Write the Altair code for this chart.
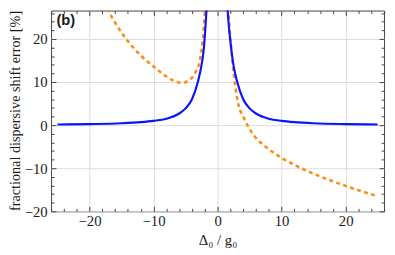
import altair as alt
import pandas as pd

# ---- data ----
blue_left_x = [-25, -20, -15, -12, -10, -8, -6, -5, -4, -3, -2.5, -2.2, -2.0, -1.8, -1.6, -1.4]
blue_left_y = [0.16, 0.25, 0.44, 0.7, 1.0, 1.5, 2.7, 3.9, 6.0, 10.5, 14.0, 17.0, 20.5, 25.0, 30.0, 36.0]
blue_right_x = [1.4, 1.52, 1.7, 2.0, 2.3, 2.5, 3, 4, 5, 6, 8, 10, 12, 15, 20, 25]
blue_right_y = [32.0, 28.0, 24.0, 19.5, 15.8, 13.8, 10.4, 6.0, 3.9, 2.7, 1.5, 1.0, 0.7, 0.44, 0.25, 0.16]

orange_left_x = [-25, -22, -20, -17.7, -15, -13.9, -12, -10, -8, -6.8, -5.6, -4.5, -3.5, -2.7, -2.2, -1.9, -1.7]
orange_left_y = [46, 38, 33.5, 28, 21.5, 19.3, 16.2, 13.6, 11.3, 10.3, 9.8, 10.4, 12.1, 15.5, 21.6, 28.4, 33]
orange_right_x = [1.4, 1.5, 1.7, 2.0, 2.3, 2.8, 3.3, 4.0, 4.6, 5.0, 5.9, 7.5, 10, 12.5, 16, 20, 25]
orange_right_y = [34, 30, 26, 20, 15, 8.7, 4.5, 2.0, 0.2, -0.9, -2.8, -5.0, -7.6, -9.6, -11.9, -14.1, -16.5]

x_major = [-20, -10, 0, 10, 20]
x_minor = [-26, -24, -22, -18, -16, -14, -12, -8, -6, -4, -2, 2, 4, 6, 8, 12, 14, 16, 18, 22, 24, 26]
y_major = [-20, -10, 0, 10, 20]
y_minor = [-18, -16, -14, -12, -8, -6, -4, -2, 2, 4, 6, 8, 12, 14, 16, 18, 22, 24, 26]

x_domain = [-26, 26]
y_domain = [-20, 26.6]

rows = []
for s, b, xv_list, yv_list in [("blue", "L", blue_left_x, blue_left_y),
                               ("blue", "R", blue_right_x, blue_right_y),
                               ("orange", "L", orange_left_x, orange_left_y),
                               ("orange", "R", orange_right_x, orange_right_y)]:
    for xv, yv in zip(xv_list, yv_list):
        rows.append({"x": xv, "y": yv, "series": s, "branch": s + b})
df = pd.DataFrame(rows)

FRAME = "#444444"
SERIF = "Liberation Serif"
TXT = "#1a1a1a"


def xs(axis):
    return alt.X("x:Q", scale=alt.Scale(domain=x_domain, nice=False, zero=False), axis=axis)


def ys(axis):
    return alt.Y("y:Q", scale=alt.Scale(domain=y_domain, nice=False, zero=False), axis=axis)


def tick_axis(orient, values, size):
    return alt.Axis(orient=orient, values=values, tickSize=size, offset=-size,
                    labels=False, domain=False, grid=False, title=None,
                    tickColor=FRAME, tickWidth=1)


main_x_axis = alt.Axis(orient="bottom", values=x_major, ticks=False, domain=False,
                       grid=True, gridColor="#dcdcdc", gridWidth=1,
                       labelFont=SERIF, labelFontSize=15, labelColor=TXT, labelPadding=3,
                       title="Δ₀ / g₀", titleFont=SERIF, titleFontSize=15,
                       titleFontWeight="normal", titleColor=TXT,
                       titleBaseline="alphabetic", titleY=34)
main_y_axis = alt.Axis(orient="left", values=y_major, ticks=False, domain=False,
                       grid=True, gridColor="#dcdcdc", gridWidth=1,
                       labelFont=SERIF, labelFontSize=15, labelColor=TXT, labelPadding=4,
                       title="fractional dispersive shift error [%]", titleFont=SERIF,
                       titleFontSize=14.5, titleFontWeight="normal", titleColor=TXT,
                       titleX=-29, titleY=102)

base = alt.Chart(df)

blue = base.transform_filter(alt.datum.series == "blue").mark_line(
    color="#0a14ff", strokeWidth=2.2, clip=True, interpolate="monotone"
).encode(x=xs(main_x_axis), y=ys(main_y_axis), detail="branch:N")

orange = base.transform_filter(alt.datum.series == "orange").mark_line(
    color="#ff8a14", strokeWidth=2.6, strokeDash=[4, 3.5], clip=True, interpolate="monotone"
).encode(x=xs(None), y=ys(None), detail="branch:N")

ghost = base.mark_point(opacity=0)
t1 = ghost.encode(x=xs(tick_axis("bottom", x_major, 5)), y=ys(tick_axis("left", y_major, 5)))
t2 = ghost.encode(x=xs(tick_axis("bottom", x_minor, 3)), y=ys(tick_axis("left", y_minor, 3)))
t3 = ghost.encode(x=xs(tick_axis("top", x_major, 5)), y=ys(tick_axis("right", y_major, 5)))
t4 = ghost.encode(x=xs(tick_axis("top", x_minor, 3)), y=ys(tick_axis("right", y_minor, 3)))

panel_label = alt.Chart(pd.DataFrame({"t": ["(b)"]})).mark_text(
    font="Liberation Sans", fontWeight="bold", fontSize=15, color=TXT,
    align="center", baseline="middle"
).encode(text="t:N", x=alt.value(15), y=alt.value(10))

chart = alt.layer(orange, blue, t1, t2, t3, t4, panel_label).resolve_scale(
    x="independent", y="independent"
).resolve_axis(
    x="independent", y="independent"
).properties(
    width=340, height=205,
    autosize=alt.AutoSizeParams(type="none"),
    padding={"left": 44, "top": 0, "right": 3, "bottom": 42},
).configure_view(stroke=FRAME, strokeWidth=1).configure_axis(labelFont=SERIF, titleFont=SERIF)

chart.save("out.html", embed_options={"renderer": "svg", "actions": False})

++++++

> **PROMPT**: Write out the data precisely as given, excluding the pictures.

> **RESULT OF THE EXERCISE**:
Write the Altair code for this chart.
import altair as alt
import pandas as pd

# ---- data ----
blue_left_x = [-25, -20, -15, -12, -10, -8, -6, -5, -4, -3, -2.5, -2.2, -2.0, -1.8, -1.6, -1.4]
blue_left_y = [0.16, 0.25, 0.44, 0.7, 1.0, 1.5, 2.7, 3.9, 6.0, 10.5, 14.0, 17.0, 20.5, 25.0, 30.0, 36.0]
blue_right_x = [1.4, 1.52, 1.7, 2.0, 2.3, 2.5, 3, 4, 5, 6, 8, 10, 12, 15, 20, 25]
blue_right_y = [32.0, 28.0, 24.0, 19.5, 15.8, 13.8, 10.4, 6.0, 3.9, 2.7, 1.5, 1.0, 0.7, 0.44, 0.25, 0.16]

orange_left_x = [-25, -22, -20, -17.7, -15, -13.9, -12, -10, -8, -6.8, -5.6, -4.5, -3.5, -2.7, -2.2, -1.9, -1.7]
orange_left_y = [46, 38, 33.5, 28, 21.5, 19.3, 16.2, 13.6, 11.3, 10.3, 9.8, 10.4, 12.1, 15.5, 21.6, 28.4, 33]
orange_right_x = [1.4, 1.5, 1.7, 2.0, 2.3, 2.8, 3.3, 4.0, 4.6, 5.0, 5.9, 7.5, 10, 12.5, 16, 20, 25]
orange_right_y = [34, 30, 26, 20, 15, 8.7, 4.5, 2.0, 0.2, -0.9, -2.8, -5.0, -7.6, -9.6, -11.9, -14.1, -16.5]

x_major = [-20, -10, 0, 10, 20]
x_minor = [-26, -24, -22, -18, -16, -14, -12, -8, -6, -4, -2, 2, 4, 6, 8, 12, 14, 16, 18, 22, 24, 26]
y_major = [-20, -10, 0, 10, 20]
y_minor = [-18, -16, -14, -12, -8, -6, -4, -2, 2, 4, 6, 8, 12, 14, 16, 18, 22, 24, 26]

x_domain = [-26, 26]
y_domain = [-20, 26.6]

rows = []
for s, b, xv_list, yv_list in [("blue", "L", blue_left_x, blue_left_y),
                               ("blue", "R", blue_right_x, blue_right_y),
                               ("orange", "L", orange_left_x, orange_left_y),
                               ("orange", "R", orange_right_x, orange_right_y)]:
    for xv, yv in zip(xv_list, yv_list):
        rows.append({"x": xv, "y": yv, "series": s, "branch": s + b})
df = pd.DataFrame(rows)

FRAME = "#444444"
SERIF = "Liberation Serif"
TXT = "#1a1a1a"


def xs(axis):
    return alt.X("x:Q", scale=alt.Scale(domain=x_domain, nice=False, zero=False), axis=axis)


def ys(axis):
    return alt.Y("y:Q", scale=alt.Scale(domain=y_domain, nice=False, zero=False), axis=axis)


def tick_axis(orient, values, size):
    return alt.Axis(orient=orient, values=values, tickSize=size, offset=-size,
                    labels=False, domain=False, grid=False, title=None,
                    tickColor=FRAME, tickWidth=1)


main_x_axis = alt.Axis(orient="bottom", values=x_major, ticks=False, domain=False,
                       grid=True, gridColor="#dcdcdc", gridWidth=1,
                       labelFont=SERIF, labelFontSize=15, labelColor=TXT, labelPadding=3,
                       title="Δ₀ / g₀", titleFont=SERIF, titleFontSize=15,
                       titleFontWeight="normal", titleColor=TXT,
                       titleBaseline="alphabetic", titleY=34)
main_y_axis = alt.Axis(orient="left", values=y_major, ticks=False, domain=False,
                       grid=True, gridColor="#dcdcdc", gridWidth=1,
                       labelFont=SERIF, labelFontSize=15, labelColor=TXT, labelPadding=4,
                       title="fractional dispersive shift error [%]", titleFont=SERIF,
                       titleFontSize=14.5, titleFontWeight="normal", titleColor=TXT,
                       titleX=-29, titleY=102)

base = alt.Chart(df)

blue = base.transform_filter(alt.datum.series == "blue").mark_line(
    color="#0a14ff", strokeWidth=2.2, clip=True, interpolate="monotone"
).encode(x=xs(main_x_axis), y=ys(main_y_axis), detail="branch:N")

orange = base.transform_filter(alt.datum.series == "orange").mark_line(
    color="#ff8a14", strokeWidth=2.6, strokeDash=[4, 3.5], clip=True, interpolate="monotone"
).encode(x=xs(None), y=ys(None), detail="branch:N")

ghost = base.mark_point(opacity=0)
t1 = ghost.encode(x=xs(tick_axis("bottom", x_major, 5)), y=ys(tick_axis("left", y_major, 5)))
t2 = ghost.encode(x=xs(tick_axis("bottom", x_minor, 3)), y=ys(tick_axis("left", y_minor, 3)))
t3 = ghost.encode(x=xs(tick_axis("top", x_major, 5)), y=ys(tick_axis("right", y_major, 5)))
t4 = ghost.encode(x=xs(tick_axis("top", x_minor, 3)), y=ys(tick_axis("right", y_minor, 3)))

panel_label = alt.Chart(pd.DataFrame({"t": ["(b)"]})).mark_text(
    font="Liberation Sans", fontWeight="bold", fontSize=15, color=TXT,
    align="center", baseline="middle"
).encode(text="t:N", x=alt.value(15), y=alt.value(10))

chart = alt.layer(orange, blue, t1, t2, t3, t4, panel_label).resolve_scale(
    x="independent", y="independent"
).resolve_axis(
    x="independent", y="independent"
).properties(
    width=340, height=205,
    autosize=alt.AutoSizeParams(type="none"),
    padding={"left": 44, "top": 0, "right": 3, "bottom": 42},
).configure_view(stroke=FRAME, strokeWidth=1).configure_axis(labelFont=SERIF, titleFont=SERIF)

chart.save("out.html", embed_options={"renderer": "svg", "actions": False})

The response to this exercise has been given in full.